Y la presencia de los amigos, claro, este diario es también el inventario de los rituales de los últimos años de la juventud y los primeros pasos por la vida adulta de un grupo de amigos que los vaivenes de las mareas acercan y luego alejan. Tanto así que «el valor de un hombre se mide por la cantidad de soledad que es capaz de soportar», una cita Nietzsche que Montano trae a colación y viene al caso.
El autor presenta su indagación sobre la escritura de diarios y su inscripción en el día a día. «El día es una excusa para escribir el diario», llega a decir. «Esta mañana, repasando mis anotaciones de hace unos años, he revivido aquellos días como no los viví entonces». Así expone su tira y afloja con las palabras, que distraen de la realidad: «Aturde saber que nuestras palabras no van a durar, que escribimos en vano». Y también: «Las palabras, su exceso fácil, quincallería que enturbia la relación con la realidad». Al mismo tiempo, las palabras permiten ver la realidad y nombrarla.

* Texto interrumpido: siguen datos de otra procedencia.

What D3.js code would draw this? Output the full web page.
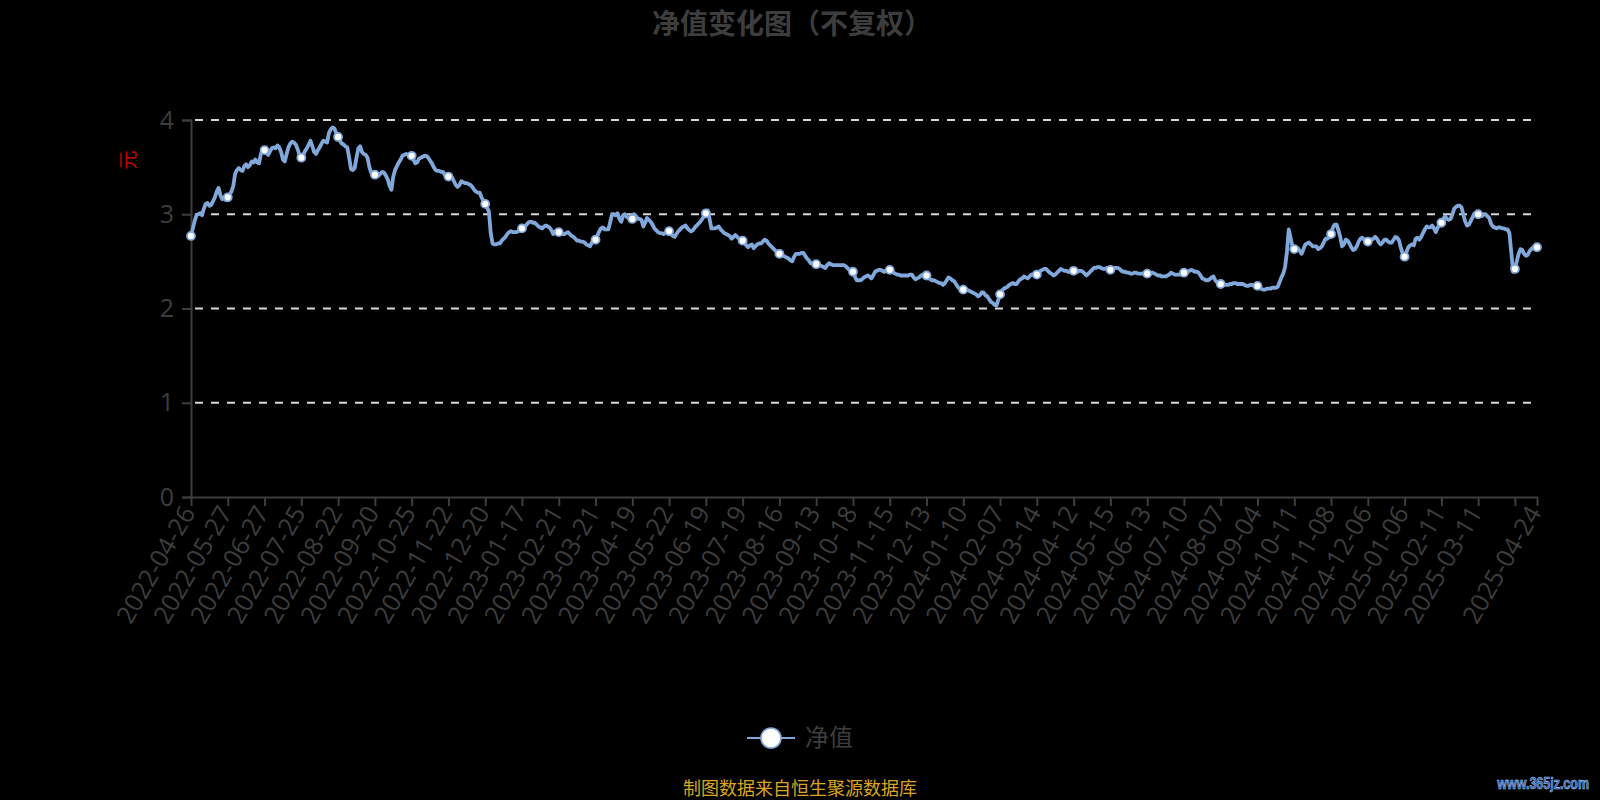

Su tira y afloja no es sólo con las palabras, también con los contratiempos que acarrea la realidad: si esperas que en el local de los bajos se instale un comercio tranquilo, una frutería o una tienda de zapatos, lo que se instalará finalmente será un carpintería. Un mérito en esta materia: no hay culpas, a nadie le echa culpas el autor, si no es a sí mismo, y aun así lo hace movido por el amor fati. «Sabiendo que jamás me he equivocado en nada sino en las cosas que yo más quería», diría, echando mano a un verso de Luis Rosales.
Asoman Málaga, Madrid y Lisboa por estas páginas, tanto en primer plano como en tela de fondo, e incluso Almogía, el pueblo familiar, a cuyo paso encontramos un par de pinceladas costumbristas muy bien dadas.
«Algún día, desde otra edad, miraré estos años con la extrañeza de no haber sabido vivir de un modo diferente», afirma el autor. Treinta años más tarde, ahora que los diarios han sido publicados, dan ganas de preguntarle cómo los ve ahora, pero la respuesta está en los propios diarios: «Me he sentido como si estuviese leyendo el diario de otra persona, furtivamente. Hubiese querido decirle algunas cosas al tipo que lo escribió, pero eso es imposible porque ese tipo ya no existe, o soy yo, en todo caso».
Estos diarios tratan finalmente de la manera como pasa el tiempo por nosotros. No son sólo los años y los días los escurridizos, también las horas son subrepticias, y los momentos ya no digamos: «Somos distintos según las horas: reunirnos es una tarea literaria, no siempre escrupulosa».
He leído que estos diarios se leen como una novela, o mejor, como el reverso de una novela. Es verdad que el lector sigue el hilo del protagonista con interés creciente y los artificios del diarista son más llevaderos que muchos engrudos novelísticos. He leído también que el spleen, la melancolía, sería el término que describe mejor su contenido anímico. No lo discuto pero digo que también brilla muy fuerte el sol en estas páginas. Y hay momentos de felicidad gratuita, que siempre es la mejor: «Lo decisivo es tener un cuerpo, ser un sitio en el mundo: entonces el aire de la tarde pasará por ahí, trayéndonos su frescor, otorgándonos una felicidad gratuita».